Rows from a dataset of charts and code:

━━━━━━━━━━

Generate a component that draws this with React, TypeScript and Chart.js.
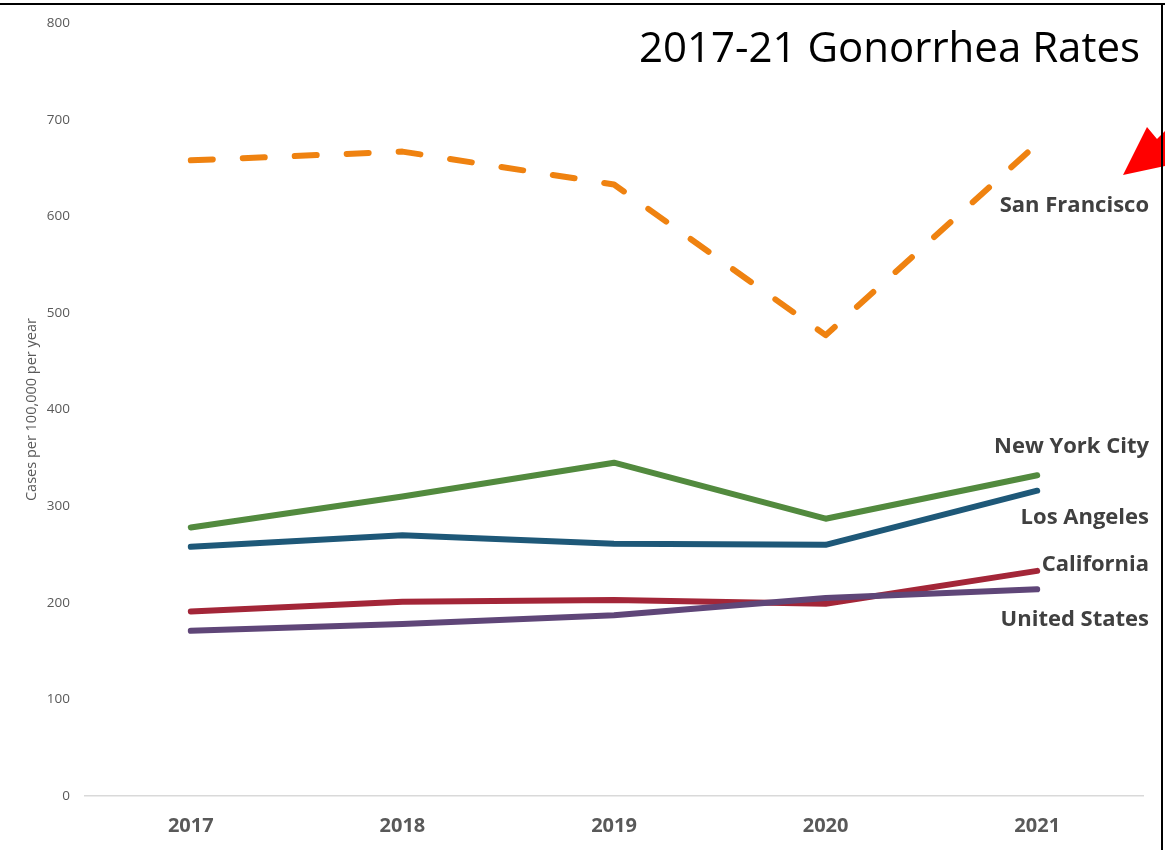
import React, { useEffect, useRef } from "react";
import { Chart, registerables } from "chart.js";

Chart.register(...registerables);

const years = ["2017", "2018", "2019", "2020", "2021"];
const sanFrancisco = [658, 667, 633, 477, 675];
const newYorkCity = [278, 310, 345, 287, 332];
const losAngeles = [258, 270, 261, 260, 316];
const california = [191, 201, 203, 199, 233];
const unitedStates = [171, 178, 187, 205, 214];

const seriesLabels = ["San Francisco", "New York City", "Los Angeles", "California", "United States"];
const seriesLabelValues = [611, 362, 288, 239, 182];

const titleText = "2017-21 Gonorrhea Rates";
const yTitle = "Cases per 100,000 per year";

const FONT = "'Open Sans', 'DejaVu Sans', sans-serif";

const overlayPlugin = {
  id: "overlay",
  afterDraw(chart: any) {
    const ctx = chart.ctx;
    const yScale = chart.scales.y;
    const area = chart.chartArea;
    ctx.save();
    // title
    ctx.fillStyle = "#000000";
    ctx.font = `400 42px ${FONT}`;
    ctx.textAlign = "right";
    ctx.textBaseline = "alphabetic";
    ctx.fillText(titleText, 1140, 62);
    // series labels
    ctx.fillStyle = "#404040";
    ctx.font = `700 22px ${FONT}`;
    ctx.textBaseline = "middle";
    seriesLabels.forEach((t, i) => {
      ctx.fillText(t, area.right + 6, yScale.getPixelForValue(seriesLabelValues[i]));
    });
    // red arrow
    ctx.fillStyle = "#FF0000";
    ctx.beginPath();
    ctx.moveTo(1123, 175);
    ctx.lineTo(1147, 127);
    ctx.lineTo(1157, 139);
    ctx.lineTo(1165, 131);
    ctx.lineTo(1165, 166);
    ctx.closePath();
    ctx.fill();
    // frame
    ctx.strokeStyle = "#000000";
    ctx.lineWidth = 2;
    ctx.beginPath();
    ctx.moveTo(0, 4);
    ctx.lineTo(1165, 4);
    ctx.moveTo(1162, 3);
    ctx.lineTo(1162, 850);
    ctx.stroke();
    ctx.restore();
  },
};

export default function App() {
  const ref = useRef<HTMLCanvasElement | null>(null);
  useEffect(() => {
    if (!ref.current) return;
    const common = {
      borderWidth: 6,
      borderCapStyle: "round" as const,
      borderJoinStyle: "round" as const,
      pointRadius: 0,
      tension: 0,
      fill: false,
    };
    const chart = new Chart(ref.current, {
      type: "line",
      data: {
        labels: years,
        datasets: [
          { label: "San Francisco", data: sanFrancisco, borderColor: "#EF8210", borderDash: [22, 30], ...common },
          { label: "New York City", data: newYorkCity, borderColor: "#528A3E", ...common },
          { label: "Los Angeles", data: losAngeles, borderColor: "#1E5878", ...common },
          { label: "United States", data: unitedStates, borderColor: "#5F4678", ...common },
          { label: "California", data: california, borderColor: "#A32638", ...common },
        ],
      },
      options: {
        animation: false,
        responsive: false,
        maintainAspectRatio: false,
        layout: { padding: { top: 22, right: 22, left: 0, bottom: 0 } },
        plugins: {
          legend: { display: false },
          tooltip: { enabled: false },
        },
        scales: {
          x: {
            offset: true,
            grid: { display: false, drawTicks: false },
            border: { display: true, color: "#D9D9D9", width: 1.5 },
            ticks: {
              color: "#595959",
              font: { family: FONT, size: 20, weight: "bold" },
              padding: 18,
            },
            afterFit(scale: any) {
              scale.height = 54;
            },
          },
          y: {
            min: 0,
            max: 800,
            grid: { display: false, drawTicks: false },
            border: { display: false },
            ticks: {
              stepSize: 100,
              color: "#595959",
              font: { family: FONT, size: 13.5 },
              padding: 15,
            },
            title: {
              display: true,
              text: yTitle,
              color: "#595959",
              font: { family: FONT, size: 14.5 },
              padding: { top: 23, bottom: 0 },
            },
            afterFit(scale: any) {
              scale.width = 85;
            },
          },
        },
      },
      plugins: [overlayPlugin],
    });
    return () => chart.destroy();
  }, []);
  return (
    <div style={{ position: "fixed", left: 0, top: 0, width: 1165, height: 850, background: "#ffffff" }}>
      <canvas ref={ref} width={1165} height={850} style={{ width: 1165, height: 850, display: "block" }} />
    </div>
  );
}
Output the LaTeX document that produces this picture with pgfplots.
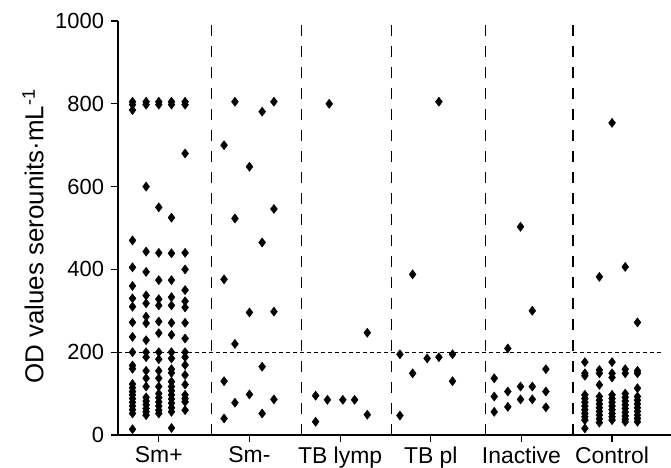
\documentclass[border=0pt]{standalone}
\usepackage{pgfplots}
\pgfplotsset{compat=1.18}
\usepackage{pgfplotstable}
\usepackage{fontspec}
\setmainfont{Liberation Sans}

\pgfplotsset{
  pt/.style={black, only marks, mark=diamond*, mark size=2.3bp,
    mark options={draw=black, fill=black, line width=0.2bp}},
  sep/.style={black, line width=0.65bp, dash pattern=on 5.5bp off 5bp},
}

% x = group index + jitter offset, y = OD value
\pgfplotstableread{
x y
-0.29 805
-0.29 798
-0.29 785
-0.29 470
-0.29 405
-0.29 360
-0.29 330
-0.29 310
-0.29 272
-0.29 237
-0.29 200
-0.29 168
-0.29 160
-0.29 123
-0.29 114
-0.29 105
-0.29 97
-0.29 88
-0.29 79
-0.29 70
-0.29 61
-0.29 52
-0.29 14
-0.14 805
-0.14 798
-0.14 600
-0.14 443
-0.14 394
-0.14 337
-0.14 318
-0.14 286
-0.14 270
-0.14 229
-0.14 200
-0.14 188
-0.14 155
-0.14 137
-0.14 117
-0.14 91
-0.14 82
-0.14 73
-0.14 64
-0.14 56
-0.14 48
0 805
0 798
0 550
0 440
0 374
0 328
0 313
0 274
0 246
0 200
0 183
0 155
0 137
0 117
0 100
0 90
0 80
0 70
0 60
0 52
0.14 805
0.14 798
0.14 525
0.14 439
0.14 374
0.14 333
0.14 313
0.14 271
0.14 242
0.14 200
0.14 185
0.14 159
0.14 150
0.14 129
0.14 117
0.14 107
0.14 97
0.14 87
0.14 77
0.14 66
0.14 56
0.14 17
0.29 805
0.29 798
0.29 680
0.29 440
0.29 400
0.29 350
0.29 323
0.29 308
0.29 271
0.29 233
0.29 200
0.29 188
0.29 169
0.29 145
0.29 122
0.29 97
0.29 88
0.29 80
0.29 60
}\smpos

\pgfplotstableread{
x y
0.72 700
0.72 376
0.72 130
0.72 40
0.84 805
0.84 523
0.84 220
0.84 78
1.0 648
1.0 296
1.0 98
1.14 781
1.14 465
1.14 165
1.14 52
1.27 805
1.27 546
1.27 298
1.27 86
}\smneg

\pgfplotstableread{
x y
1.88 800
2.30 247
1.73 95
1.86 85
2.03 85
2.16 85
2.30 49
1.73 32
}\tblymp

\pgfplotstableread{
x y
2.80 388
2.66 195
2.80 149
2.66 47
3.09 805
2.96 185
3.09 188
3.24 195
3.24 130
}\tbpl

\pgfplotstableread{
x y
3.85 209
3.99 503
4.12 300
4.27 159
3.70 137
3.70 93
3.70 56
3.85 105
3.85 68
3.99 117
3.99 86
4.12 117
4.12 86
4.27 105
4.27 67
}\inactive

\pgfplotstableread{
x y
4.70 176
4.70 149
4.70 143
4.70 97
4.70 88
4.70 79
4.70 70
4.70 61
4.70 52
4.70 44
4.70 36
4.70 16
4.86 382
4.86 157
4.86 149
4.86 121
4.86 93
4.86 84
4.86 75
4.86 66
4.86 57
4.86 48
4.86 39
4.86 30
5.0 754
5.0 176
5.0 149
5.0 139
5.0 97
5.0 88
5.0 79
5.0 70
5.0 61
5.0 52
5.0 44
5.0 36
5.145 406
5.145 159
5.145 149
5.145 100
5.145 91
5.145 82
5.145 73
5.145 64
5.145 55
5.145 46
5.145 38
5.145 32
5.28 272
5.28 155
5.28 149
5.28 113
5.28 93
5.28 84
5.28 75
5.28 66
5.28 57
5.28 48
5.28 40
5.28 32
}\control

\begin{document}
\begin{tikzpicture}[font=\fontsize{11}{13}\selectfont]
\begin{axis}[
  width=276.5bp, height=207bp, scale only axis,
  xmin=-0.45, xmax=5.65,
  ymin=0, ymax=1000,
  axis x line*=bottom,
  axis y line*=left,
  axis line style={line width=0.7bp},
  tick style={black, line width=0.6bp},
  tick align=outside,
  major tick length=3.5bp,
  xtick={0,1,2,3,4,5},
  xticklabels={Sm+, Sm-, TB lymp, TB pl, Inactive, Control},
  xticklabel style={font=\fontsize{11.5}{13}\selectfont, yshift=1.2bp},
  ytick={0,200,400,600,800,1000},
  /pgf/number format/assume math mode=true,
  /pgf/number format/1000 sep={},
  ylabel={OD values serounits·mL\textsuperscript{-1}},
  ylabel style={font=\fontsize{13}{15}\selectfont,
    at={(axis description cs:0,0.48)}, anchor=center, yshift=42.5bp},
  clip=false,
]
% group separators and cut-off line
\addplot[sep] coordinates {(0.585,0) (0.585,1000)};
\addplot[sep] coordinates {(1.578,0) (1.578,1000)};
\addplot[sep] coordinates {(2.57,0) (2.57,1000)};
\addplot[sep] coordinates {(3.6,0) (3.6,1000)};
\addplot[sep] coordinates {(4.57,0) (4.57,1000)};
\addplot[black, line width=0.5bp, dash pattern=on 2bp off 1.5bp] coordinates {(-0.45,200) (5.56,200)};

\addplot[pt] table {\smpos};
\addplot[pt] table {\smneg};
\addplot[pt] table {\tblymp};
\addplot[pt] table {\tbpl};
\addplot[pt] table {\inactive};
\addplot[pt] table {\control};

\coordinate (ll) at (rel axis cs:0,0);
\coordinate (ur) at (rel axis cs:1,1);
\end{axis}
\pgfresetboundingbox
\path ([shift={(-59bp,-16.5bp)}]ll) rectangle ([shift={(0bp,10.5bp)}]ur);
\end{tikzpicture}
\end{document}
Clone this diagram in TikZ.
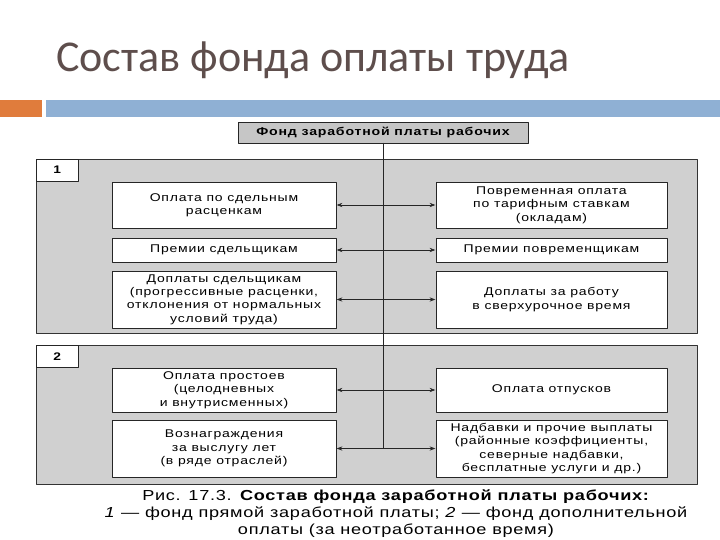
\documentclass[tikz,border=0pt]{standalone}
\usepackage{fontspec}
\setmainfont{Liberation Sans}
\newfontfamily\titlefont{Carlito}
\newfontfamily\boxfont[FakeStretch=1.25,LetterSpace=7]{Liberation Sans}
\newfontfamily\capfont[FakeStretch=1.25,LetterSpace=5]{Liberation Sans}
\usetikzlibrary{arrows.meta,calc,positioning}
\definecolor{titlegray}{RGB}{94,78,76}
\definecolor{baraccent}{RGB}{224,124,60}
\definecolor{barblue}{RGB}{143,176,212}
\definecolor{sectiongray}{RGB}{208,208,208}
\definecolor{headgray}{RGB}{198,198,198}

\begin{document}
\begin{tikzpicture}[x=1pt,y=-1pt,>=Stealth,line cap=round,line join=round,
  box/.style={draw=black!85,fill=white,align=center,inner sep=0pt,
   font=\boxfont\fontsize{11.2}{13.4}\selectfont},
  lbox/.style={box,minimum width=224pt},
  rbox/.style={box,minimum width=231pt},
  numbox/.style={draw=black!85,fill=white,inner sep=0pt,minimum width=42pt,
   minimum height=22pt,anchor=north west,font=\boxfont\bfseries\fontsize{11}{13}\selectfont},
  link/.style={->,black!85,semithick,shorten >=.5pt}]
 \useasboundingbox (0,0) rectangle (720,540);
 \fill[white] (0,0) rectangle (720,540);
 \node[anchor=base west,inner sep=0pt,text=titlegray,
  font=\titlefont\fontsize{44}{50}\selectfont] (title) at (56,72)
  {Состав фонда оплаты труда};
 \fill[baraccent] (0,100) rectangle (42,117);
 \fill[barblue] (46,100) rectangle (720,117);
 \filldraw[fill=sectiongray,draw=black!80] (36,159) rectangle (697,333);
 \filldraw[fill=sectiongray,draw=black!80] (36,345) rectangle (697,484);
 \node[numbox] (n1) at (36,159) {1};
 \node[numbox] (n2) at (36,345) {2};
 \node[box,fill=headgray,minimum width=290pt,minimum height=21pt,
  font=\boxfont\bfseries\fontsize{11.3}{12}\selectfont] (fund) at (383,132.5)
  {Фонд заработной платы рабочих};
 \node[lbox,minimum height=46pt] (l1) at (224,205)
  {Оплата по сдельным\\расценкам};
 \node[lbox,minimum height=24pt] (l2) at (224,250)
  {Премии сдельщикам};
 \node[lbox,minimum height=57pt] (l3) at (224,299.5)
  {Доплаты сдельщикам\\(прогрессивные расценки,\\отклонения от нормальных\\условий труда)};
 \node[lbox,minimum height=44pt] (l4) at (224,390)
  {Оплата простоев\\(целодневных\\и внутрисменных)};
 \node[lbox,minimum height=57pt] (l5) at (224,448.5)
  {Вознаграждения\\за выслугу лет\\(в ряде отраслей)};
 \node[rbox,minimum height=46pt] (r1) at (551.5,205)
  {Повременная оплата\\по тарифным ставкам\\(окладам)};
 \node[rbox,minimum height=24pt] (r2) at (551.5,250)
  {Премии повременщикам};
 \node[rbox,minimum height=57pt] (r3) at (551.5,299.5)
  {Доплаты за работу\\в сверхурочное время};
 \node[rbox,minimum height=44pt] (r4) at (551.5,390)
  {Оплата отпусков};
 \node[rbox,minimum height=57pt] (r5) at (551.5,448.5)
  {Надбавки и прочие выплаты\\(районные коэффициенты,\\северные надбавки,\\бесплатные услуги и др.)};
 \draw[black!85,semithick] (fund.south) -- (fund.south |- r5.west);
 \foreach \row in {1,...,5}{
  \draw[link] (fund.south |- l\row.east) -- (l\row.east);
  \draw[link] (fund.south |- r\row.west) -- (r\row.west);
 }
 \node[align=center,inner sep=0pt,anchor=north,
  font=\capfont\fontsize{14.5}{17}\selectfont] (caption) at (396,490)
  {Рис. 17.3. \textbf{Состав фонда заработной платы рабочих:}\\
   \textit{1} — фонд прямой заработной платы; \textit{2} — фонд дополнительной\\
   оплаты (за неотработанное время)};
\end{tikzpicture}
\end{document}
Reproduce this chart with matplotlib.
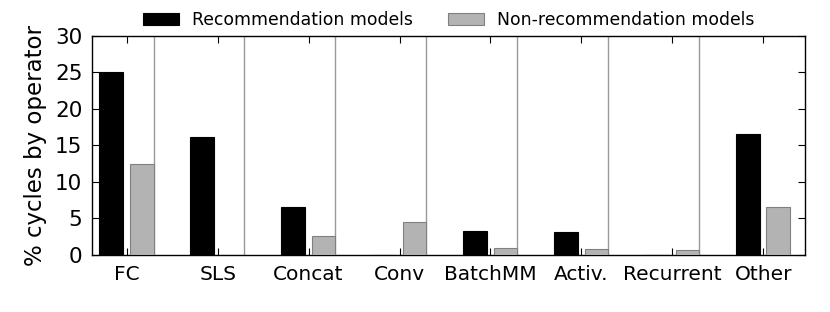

━━━━━━━━━━

## YOUR INSTRUCTIONS
Please transcribe, word for word, every line from the first line of the records above through the line containing "const unitedStates = [171, 178, 187, 205, 214];", and leave out any pictures.

## RESPONSE TO THIS TASK
Generate a component that draws this with React, TypeScript and Chart.js.
import React, { useEffect, useRef } from "react";
import { Chart, registerables } from "chart.js";

Chart.register(...registerables);

const years = ["2017", "2018", "2019", "2020", "2021"];
const sanFrancisco = [658, 667, 633, 477, 675];
const newYorkCity = [278, 310, 345, 287, 332];
const losAngeles = [258, 270, 261, 260, 316];
const california = [191, 201, 203, 199, 233];
const unitedStates = [171, 178, 187, 205, 214];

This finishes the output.